# Problem requirements
Give every line of the data again, unchanged, but with no pictures.
________________________________________
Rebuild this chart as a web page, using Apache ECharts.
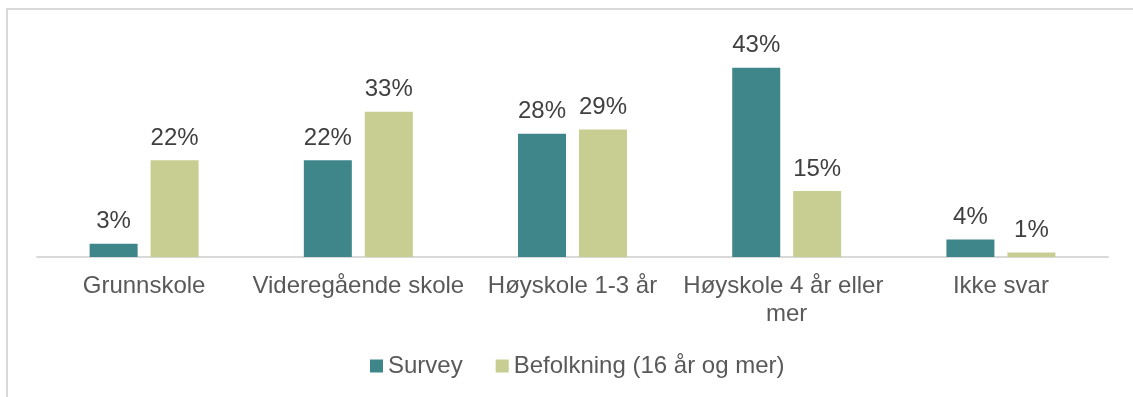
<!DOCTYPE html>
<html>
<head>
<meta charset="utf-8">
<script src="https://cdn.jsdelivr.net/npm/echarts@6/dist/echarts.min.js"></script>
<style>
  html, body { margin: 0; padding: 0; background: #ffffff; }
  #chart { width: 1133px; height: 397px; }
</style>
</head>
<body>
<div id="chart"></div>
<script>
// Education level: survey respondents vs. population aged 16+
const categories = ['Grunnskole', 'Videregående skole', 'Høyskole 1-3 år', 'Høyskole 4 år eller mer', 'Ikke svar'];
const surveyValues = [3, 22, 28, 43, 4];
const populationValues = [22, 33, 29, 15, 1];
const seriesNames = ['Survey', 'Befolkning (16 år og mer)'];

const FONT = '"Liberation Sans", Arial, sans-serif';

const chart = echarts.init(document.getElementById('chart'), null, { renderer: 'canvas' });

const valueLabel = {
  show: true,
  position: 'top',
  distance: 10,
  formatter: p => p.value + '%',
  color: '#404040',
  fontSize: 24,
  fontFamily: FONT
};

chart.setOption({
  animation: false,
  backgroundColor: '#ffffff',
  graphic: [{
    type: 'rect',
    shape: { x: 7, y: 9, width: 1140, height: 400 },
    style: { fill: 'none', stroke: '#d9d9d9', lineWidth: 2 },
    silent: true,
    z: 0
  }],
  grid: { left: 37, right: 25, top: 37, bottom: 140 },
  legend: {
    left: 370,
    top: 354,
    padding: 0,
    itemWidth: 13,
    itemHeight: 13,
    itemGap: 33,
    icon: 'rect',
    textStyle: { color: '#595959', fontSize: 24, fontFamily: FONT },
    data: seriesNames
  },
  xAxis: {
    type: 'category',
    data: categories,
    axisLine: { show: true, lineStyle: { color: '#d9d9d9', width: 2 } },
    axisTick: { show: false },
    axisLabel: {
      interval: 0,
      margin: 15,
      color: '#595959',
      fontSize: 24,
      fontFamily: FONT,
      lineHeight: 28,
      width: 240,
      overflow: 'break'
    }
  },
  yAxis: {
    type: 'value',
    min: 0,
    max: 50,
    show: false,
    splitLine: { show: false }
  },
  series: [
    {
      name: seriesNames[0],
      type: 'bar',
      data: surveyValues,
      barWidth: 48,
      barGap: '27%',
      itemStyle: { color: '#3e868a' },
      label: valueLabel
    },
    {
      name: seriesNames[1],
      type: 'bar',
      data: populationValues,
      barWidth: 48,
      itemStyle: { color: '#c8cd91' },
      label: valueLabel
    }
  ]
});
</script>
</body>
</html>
________________________________________
# The result
Rebuild this chart as a web page, using Apache ECharts.
<!DOCTYPE html>
<html>
<head>
<meta charset="utf-8">
<script src="https://cdn.jsdelivr.net/npm/echarts@6/dist/echarts.min.js"></script>
<style>
  html, body { margin: 0; padding: 0; background: #ffffff; }
  #chart { width: 1133px; height: 397px; }
</style>
</head>
<body>
<div id="chart"></div>
<script>
// Education level: survey respondents vs. population aged 16+
const categories = ['Grunnskole', 'Videregående skole', 'Høyskole 1-3 år', 'Høyskole 4 år eller mer', 'Ikke svar'];
const surveyValues = [3, 22, 28, 43, 4];
const populationValues = [22, 33, 29, 15, 1];
const seriesNames = ['Survey', 'Befolkning (16 år og mer)'];

const FONT = '"Liberation Sans", Arial, sans-serif';

const chart = echarts.init(document.getElementById('chart'), null, { renderer: 'canvas' });

const valueLabel = {
  show: true,
  position: 'top',
  distance: 10,
  formatter: p => p.value + '%',
  color: '#404040',
  fontSize: 24,
  fontFamily: FONT
};

chart.setOption({
  animation: false,
  backgroundColor: '#ffffff',
  graphic: [{
    type: 'rect',
    shape: { x: 7, y: 9, width: 1140, height: 400 },
    style: { fill: 'none', stroke: '#d9d9d9', lineWidth: 2 },
    silent: true,
    z: 0
  }],
  grid: { left: 37, right: 25, top: 37, bottom: 140 },
  legend: {
    left: 370,
    top: 354,
    padding: 0,
    itemWidth: 13,
    itemHeight: 13,
    itemGap: 33,
    icon: 'rect',
    textStyle: { color: '#595959', fontSize: 24, fontFamily: FONT },
    data: seriesNames
  },
  xAxis: {
    type: 'category',
    data: categories,
    axisLine: { show: true, lineStyle: { color: '#d9d9d9', width: 2 } },
    axisTick: { show: false },
    axisLabel: {
      interval: 0,
      margin: 15,
      color: '#595959',
      fontSize: 24,
      fontFamily: FONT,
      lineHeight: 28,
      width: 240,
      overflow: 'break'
    }
  },
  yAxis: {
    type: 'value',
    min: 0,
    max: 50,
    show: false,
    splitLine: { show: false }
  },
  series: [
    {
      name: seriesNames[0],
      type: 'bar',
      data: surveyValues,
      barWidth: 48,
      barGap: '27%',
      itemStyle: { color: '#3e868a' },
      label: valueLabel
    },
    {
      name: seriesNames[1],
      type: 'bar',
      data: populationValues,
      barWidth: 48,
      itemStyle: { color: '#c8cd91' },
      label: valueLabel
    }
  ]
});
</script>
</body>
</html>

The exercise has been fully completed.